At Rs 12,000-15,000, it removes the biggest barrier to clean indoor air - price - without cutting corners on what matters. We tested it in a 2BHK in Noida during January smog season, and the 400 m3/h CADR held up impressively, dropping a 500 sq ft living room from AQI 160 to under 50 in about 18 minutes. That is performance territory previously reserved for Rs 25,000+ machines.
The smart features are genuinely useful here, not gimmicky. Being able to check your bedroom's PM2.5 from the kitchen via the Mi Home app, or telling Alexa to switch to sleep mode, saves you from walking over to the unit multiple times a day.

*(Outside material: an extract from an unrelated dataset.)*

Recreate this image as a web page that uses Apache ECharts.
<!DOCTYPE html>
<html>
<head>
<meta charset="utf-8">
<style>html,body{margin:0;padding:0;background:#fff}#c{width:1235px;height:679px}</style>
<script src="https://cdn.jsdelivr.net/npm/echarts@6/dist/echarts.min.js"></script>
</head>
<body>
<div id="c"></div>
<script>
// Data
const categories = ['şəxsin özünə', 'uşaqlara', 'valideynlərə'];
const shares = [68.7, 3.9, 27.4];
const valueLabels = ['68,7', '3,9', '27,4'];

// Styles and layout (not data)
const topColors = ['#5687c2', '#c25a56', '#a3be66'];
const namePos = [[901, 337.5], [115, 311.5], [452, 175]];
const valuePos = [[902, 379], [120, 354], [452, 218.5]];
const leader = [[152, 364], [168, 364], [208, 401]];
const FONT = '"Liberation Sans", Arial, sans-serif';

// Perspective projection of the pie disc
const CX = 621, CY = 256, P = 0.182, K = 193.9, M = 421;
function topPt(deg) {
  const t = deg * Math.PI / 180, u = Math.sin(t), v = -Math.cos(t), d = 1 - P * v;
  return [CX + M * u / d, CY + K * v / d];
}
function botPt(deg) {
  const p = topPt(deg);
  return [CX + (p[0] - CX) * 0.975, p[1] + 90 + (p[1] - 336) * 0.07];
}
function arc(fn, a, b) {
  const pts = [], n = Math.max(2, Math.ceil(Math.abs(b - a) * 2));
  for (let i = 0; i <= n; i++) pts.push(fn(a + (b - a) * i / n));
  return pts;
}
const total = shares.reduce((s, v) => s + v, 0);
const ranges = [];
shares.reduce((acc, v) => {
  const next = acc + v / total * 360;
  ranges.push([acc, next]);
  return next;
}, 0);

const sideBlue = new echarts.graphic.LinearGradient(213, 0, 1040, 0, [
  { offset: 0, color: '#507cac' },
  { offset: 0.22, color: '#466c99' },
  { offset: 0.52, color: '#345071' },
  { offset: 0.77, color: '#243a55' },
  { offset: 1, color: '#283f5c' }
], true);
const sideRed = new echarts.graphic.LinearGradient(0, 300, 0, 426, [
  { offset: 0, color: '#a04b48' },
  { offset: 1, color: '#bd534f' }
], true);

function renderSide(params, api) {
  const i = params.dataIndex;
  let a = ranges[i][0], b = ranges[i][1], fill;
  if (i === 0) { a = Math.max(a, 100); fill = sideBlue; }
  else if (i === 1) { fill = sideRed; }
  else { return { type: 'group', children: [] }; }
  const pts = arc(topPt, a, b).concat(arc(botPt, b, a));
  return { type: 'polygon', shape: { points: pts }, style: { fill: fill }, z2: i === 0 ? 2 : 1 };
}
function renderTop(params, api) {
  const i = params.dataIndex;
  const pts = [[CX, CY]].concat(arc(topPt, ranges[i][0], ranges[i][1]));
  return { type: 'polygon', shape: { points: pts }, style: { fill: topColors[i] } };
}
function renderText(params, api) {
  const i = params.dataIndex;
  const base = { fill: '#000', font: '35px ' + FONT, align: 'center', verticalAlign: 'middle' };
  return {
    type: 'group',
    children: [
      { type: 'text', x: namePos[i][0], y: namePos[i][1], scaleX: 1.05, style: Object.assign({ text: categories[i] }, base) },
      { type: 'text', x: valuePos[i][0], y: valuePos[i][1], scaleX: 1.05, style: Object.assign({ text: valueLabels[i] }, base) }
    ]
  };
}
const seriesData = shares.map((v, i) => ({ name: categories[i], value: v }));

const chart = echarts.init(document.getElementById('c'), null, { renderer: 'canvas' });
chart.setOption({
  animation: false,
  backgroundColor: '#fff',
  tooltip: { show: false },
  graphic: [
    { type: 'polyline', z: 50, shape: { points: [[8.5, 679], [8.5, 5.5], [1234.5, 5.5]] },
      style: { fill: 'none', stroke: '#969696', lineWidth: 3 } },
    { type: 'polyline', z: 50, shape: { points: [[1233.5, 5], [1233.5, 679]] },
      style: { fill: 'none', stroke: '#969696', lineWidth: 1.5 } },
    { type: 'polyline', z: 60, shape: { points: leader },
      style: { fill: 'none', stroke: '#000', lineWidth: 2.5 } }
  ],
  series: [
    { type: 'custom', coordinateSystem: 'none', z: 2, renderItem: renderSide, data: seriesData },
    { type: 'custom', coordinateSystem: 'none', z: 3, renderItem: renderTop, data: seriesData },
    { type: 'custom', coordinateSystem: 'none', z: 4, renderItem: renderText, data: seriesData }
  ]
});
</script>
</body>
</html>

The real-time OLED display on the unit itself is bright, readable, and gives you immediate feedback that the purifier is actually working - something that matters psychologically when you are spending money on air you cannot see. Running costs are reasonable at roughly 0.8 units of electricity per day for 24/7 use, which adds up to Rs 150-200 per month depending on your state tariff.
Filter replacement runs about Rs 2,500-3,500 every 6-8 months in high pollution zones, which is the one area where it costs more long-term than the Coway. The 500g activated carbon layer handles Indian cooking smells - tadka, frying fish, heavy masala - noticeably better than the older Mi 3 model. Compared to the Coway Airmega 250, you get smart features and save Rs 6,000-8,000 upfront, but you will spend more on filters over time.
Compared to the Mi 3, the extra Rs 3,000-5,000 buys you meaningfully better filtration, a larger carbon filter, and the ionizer.
For most 2BHK households, this is the sweet spot.